December 5, 2025
From Dora to DoS: playtime gets real
PalmOS on FisherPrice Pixter Toy
Kid’s toy runs PalmOS: nostalgia explodes, plus a wild Linux scare
TLDR: A developer made PalmOS run on a Fisher-Price Pixter toy using a clever boot trick and extra memory. Comments erupted with praise, nostalgia, and a surprising side debate about a two-instruction Linux crash, turning a cute retro hack into a lively mix of genius, overkill, and security jitters.
Remember PalmOS, the ’90s/2000s organizer software? Someone just booted it on a Fisher-Price Pixter — a kids’ drawing tablet from the early 2000s — by crafting a tiny cartridge header that tricks the toy into loading a PalmOS image. They even emulated the device and added extra memory because the original had too little. The toy’s 160×160 color screen and tap-ready touch panel make it a surprisingly perfect fit.

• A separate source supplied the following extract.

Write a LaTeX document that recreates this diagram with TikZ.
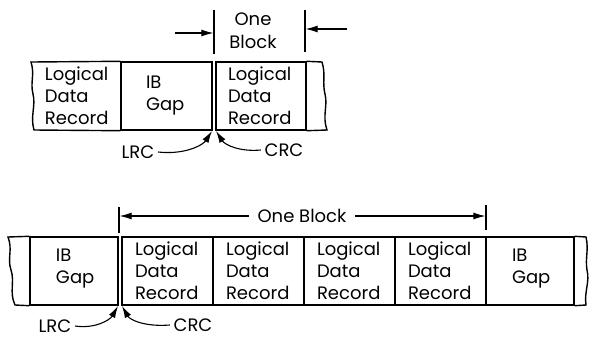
\documentclass[tikz,border=0pt]{standalone}
\usepackage{fontspec}
\setmainfont{Poppins}
\usetikzlibrary{arrows.meta}
\begin{document}
\begin{tikzpicture}[x=1pt,y=-1pt,line width=1.4pt,
  cell/.style={rectangle,draw,inner sep=0pt,minimum height=68pt},
  txt/.style={anchor=west,inner sep=0pt,align=left,font=\fontsize{18}{22}\selectfont},
  lab/.style={inner sep=0pt,font=\fontsize{18}{22}\selectfont},
  tip/.style={line width=1.1pt,-{Latex[length=12pt,width=7pt]}},
  lead/.style={line width=1.1pt,-{Latex[length=12pt,width=7pt]}}]
\useasboundingbox (0,0) rectangle (590,341);
% ---------- top strip ----------
\node[cell,draw=none,minimum width=88pt] (tL1) at (77,96) {};
\node[cell,minimum width=91pt] (tIB) at (166.5,96) {};
\node[cell,minimum width=90pt] (tL2) at (261,96) {};
\draw (tIB.north west) -- (31,62) .. controls (35,75) and (30,82) .. (33,94)
      .. controls (36,106) and (30,116) .. (34,130) -- (tIB.south west);
\draw (tL2.north east) -- (322,62) .. controls (326,75) and (322,82) .. (325,94)
      .. controls (328,106) and (322,116) .. (327,130) -- (tL2.south east);
\node[txt] (tL1t) at ([xshift=12pt]tL1.west) {Logical\\Data\\Record};
\node[txt] (tIBt) at ([xshift=25pt]tIB.west) {IB\\Gap};
\node[txt] (tL2t) at ([xshift=12pt]tL2.west) {Logical\\Data\\Record};
\draw (tIB.north east) ++(4,0) -- ++(0,68);
% dimension
\coordinate (tk1a) at (214,10); \coordinate (tk1b) at (214,54);
\coordinate (tk2a) at (305,10); \coordinate (tk2b) at (305,52);
\draw[line width=1.1pt] (tk1a) -- (tk1b);
\draw[line width=1.1pt] (tk2a) -- (tk2b);
\coordinate (ta1) at (175,33); \coordinate (ta2) at (213.4,33);
\coordinate (tb1) at (347,29); \coordinate (tb2) at (305.6,29);
\draw[tip] (ta1) -- (ta2);
\draw[tip] (tb1) -- (tb2);
\node[lab,align=center,font=\fontsize{18}{23}\selectfont] (tone) at (253,31) {One\\Block};
% LRC / CRC
\node[lab] (tLRC) at (138,152) {LRC};
\node[lab] (tCRC) at (284,150) {CRC};
\coordinate (tlt) at (212,131);
\coordinate (tct) at (216,131);
\draw[lead] (tLRC.east) ++(3,0) .. controls (185,155) and (203,145) .. (tlt);
\draw[lead] (tCRC.west) ++(-3,0) .. controls (240,152) and (225,145) .. (tct);
% ---------- bottom strip ----------
\node[cell,minimum width=88pt] (bIB1) at (74,271) {};
\node[cell,minimum width=91pt] (bL1) at (167.5,271) {};
\node[cell,minimum width=91pt] (bL2) at (258.5,271) {};
\node[cell,minimum width=91pt] (bL3) at (349.5,271) {};
\node[cell,minimum width=91pt] (bL4) at (440.5,271) {};
\node[cell,minimum width=88pt] (bIB2) at (530,271) {};
\draw (bIB1.north west) -- (8,237) .. controls (13,250) and (7,258) .. (11,270)
      .. controls (15,282) and (9,292) .. (15,305) -- (bIB1.south west);
\draw (bIB2.north east) -- (586,237) .. controls (589,250) and (585,258) .. (587,270)
      .. controls (590,282) and (584,292) .. (586,305) -- (bIB2.south east);
\draw (bIB1.north east) ++(4,0) -- ++(0,68);
\node[txt] (bIB1t) at ([xshift=26pt,yshift=2pt]bIB1.west) {IB\\Gap};
\node[txt] (bL1t) at ([xshift=13pt]bL1.west) {Logical\\Data\\Record};
\node[txt] (bL2t) at ([xshift=13pt]bL2.west) {Logical\\Data\\Record};
\node[txt] (bL3t) at ([xshift=13pt]bL3.west) {Logical\\Data\\Record};
\node[txt] (bL4t) at ([xshift=13pt]bL4.west) {Logical\\Data\\Record};
\node[txt] (bIB2t) at ([xshift=26pt,yshift=2pt]bIB2.west) {IB\\Gap};
% dimension
\coordinate (bk1a) at (119,207); \coordinate (bk1b) at (119,233);
\coordinate (bk2a) at (486,205); \coordinate (bk2b) at (486,230);
\draw[line width=1.1pt] (bk1a) -- (bk1b);
\draw[line width=1.1pt] (bk2a) -- (bk2b);
\node[lab] (bone) at (302,216) {One Block};
\coordinate (bl) at (119.6,216); \coordinate (br) at (485.4,216);
\draw[tip] ([xshift=-8pt]bone.west) -- (bl);
\draw[tip] ([xshift=8pt]bone.east) -- (br);
% LRC / CRC
\node[lab] (bLRC) at (55,326) {LRC};
\node[lab] (bCRC) at (193,325) {CRC};
\coordinate (blt) at (118,306);
\coordinate (bct) at (122,306);
\draw[lead] (bLRC.east) ++(3,0) .. controls (95,329) and (110,320) .. (blt);
\draw[lead] (bCRC.west) ++(-3,0) .. controls (145,327) and (130,320) .. (bct);
\end{tikzpicture}
\end{document}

The crowd went full nostalgia: “mad genius,” “amazing work,” and “I’ve been reading for years” pile up as fans cheer this playful resurrection.
Then the thread takes a spicy detour: a security-flavored hot take claims that, on certain old ARM Linux setups (legacy app binary interfaces — OABI vs EABI, basically how programs talk to the system), a two-instruction program could “simply crash the kernel.” Cue jokes about turning a kid’s tablet into a crash test dummy and meme-ready lines like “my first kernel panic.” Meanwhile, a former Fisher-Price intern spills tea about grinding through Dora the Explorer QA and burning new builds overnight, adding corporate-toy lore. The mini-drama splits the crowd: some call it artful retro-computing, others call it gloriously unnecessary. Either way, the comments are the main event, blending childhood memories, engineering flexes, and security scare-mongering into one deliciously chaotic thread.
Key Points
- •Later-generation Pixter devices (“Color” and “Multimedia”) have 160×160 color displays and an ARM-based Sharp LH75411 SoC, making them viable for running PalmOS.
- •The cartridge slot exposes the full memory bus with two chip-select lines, allowing attachment of ROM and RAM; the first maps a 16-bit ROM at PA 0x48000000.
- •A minimal boot header (magic, version, VM instruction, address fields) enables the Pixter OS to load a PalmOS ROM, with code switching to ARM mode and jumping to ROM at offset 0x30.
- •Pixter Color’s 128 KB RAM is insufficient for PalmOS; additional RAM is added via the second chip-select, while Pixter Multimedia’s 4 MB SDRAM is sufficient.
- •Development leveraged a Pixter Color emulator and a custom board (1 MB NOR flash plus RAM) built by JLC, though some device design choices complicated bring-up.